Во сне мне стало лучше, я видел себя в саду, где прощался с Перпетуей и сыном. Там я что-то копал и задел лопатой маленькую земляную пещеру, в которой дремала темная змея. Прощаясь, я рассказал об этом Перпетуе из опасения, как бы змея не ужалила увлекшегося игрой ребенка, и вернулся, чтобы ее убить. Тут я обнаружил, что в саду таилась не одна, а множество змей; свернувшись клубком, они грелись на солнечной террасе полуразвалившегося павильона. Змеи были темно-красной, синей и разнообразной окраски, с черно-желтыми, черно-красными и просто черными мраморными прожилками, а некоторые — даже цвета слоновой кости. Едва я принялся, поддевая палкой, вышвыривать их за пределы террасы, как змеиные клубки, разматываясь, нитями стали подниматься и обвиваться вокруг меня. Мне они показались безобидными, поэтому я ничуть не испугался, увидев рядом с собой малыша, который незаметно следовал за мной; он брал животных поперек туловища и уносил, будто шла увлекательная игра, в сад. Сон меня развеселил; я проснулся в приподнятом настроении.
Как выяснилось сегодня утром, англичане высадились на юго-западной оконечности Апулии. Во время вчерашнего налета на город обстрелу впервые подверглись внутренние кварталы, среди них — мои любимые улицы Ренн и Сен-Пласид. Также и на рю Шерш-Миди упало две бомбы, одна совсем рядом с антикварной лавкой Морена, которому я тотчас же позвонил, другая — напротив квартиры докторессы.
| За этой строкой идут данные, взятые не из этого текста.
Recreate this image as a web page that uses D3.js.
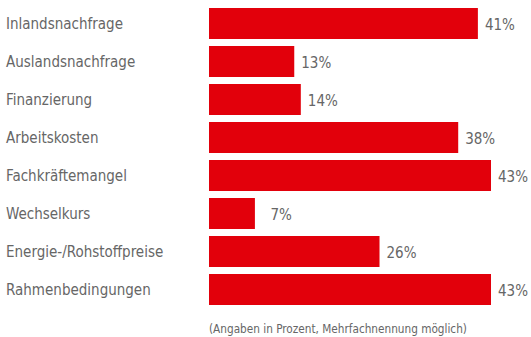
<!DOCTYPE html>
<html>
<head>
<meta charset="utf-8">
<script src="https://cdn.jsdelivr.net/npm/d3@7"></script>
<style>
  html, body { margin: 0; padding: 0; background: #fff; }
  svg { display: block; }
  text { font-family: "DejaVu Sans Condensed", "DejaVu Sans", sans-serif; font-stretch: condensed; fill: #666; }
</style>
</head>
<body>
<div id="chart"></div>
<script>
const categories = ["Inlandsnachfrage", "Auslandsnachfrage", "Finanzierung", "Arbeitskosten",
  "Fachkräftemangel", "Wechselkurs", "Energie-/Rohstoffpreise", "Rahmenbedingungen"];
const values = [41, 13, 14, 38, 43, 7, 26, 43];
const footnote = "(Angaben in Prozent, Mehrfachnennung möglich)";

const width = 531
const height = 337
const margin = ({ top: 8, left: 209 })
const step = 38
const gap = 7

const svg = d3.select("#chart").append("svg")
  .attr("width", width)
  .attr("height", height)
  .attr("viewBox", [0, 0, width, height]);

// 43% -> 282px
const x = d3.scaleLinear()
  .domain([0, 43])
  .range([margin.left, margin.left + 282])

const y = d3.scaleBand()
  .domain(categories)
  .range([margin.top, margin.top + step * categories.length - gap])
  .paddingInner(gap / step)
  .paddingOuter(0)

svg.append("g")
  .selectAll("rect")
  .data(values)
  .join("rect")
  .attr("x", x(0))
  .attr("y", (d, i) => y(categories[i]))
  .attr("width", d => x(d) - x(0))
  .attr("height", y.bandwidth())
  .attr("fill", "#e2000b");

svg.append("g")
  .selectAll("text")
  .data(categories)
  .join("text")
  .attr("x", 6)
  .attr("y", d => y(d) + y.bandwidth() / 2 + 5)
  .attr("font-size", 15)
  .text(d => d);

svg.append("g")
  .selectAll("text")
  .data(values)
  .join("text")
  .attr("x", d => x(d) + 37)
  .attr("y", (d, i) => y(categories[i]) + y.bandwidth() / 2 + 6)
  .attr("text-anchor", "end")
  .attr("font-size", 15)
  .text(d => d + "%");

svg.append("text")
  .attr("x", margin.left)
  .attr("y", 333)
  .attr("font-size", 11.7)
  .text(footnote);
</script>
</body>
</html>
После полудня в Латинском квартале, сначала у незнакомого читателя по имени Лелё, по пневматической почте попросившего меня о встрече. Он представился как коммивояжер по продаже тканей из Лиона и принял меня в крошечной комнатке заштатного отеля. Мы сели, я — на единственный стул, он — на кровать, и погрузились в разговор о ситуации, в ходе которого он обнаружил решительные, хотя и путаные, коммунистические наклонности. Я вспомнил годы, когда и сам кромсал свою жизнь ножницами концепций, вырезая из нее бумажные цветы. Сколько драгоценного времени таким вот образом пропало зря!
Потом у Морена; по дороге изучал разрушения на рю Шерш-Миди. Прекрасный мягкий камень, из которого построен город, перед пострадавшими домами был уже свален в большие белые кучи, а из пустых окон свисали гардины и постельное белье, на каком-то подоконнике стоял одинокий цветочный горшок. Молнии, упав с ясного неба, поразили мелких лавочников и тот скромный люд, что ютился на старых кособоких этажах. Я зашел и к докторессе, попросив открыть мне квартиру, — ибо сама она была в отъезде, — с целью посмотреть, что там делается. Как и в других домах, из оконных рам вывалились стекла, остальное же повреждено не было.
Пока я делал свой обход, снова, и уже безо всякого объявления тревоги, над центром города пролетел одиночный самолет, окруженный облаками взрывов, — ему помешало только царившее на улицах оживление.
Величайший грабеж, которому Кньеболо подвергает нацию, — грабеж принадлежащего ей права; это значит, что он похитил у немца самую возможность быть правым и защищать свое право по отношению к причиняемым или угрожающим ему несправедливостям. Разумеется, и народ несет на себе ответственность через аккламацию, — то был жуткий, шокирующий призвук среди бурь и оргий ликования. Гераклит и здесь попал в самую точку, сказав, что языки демагогов подобны секирам.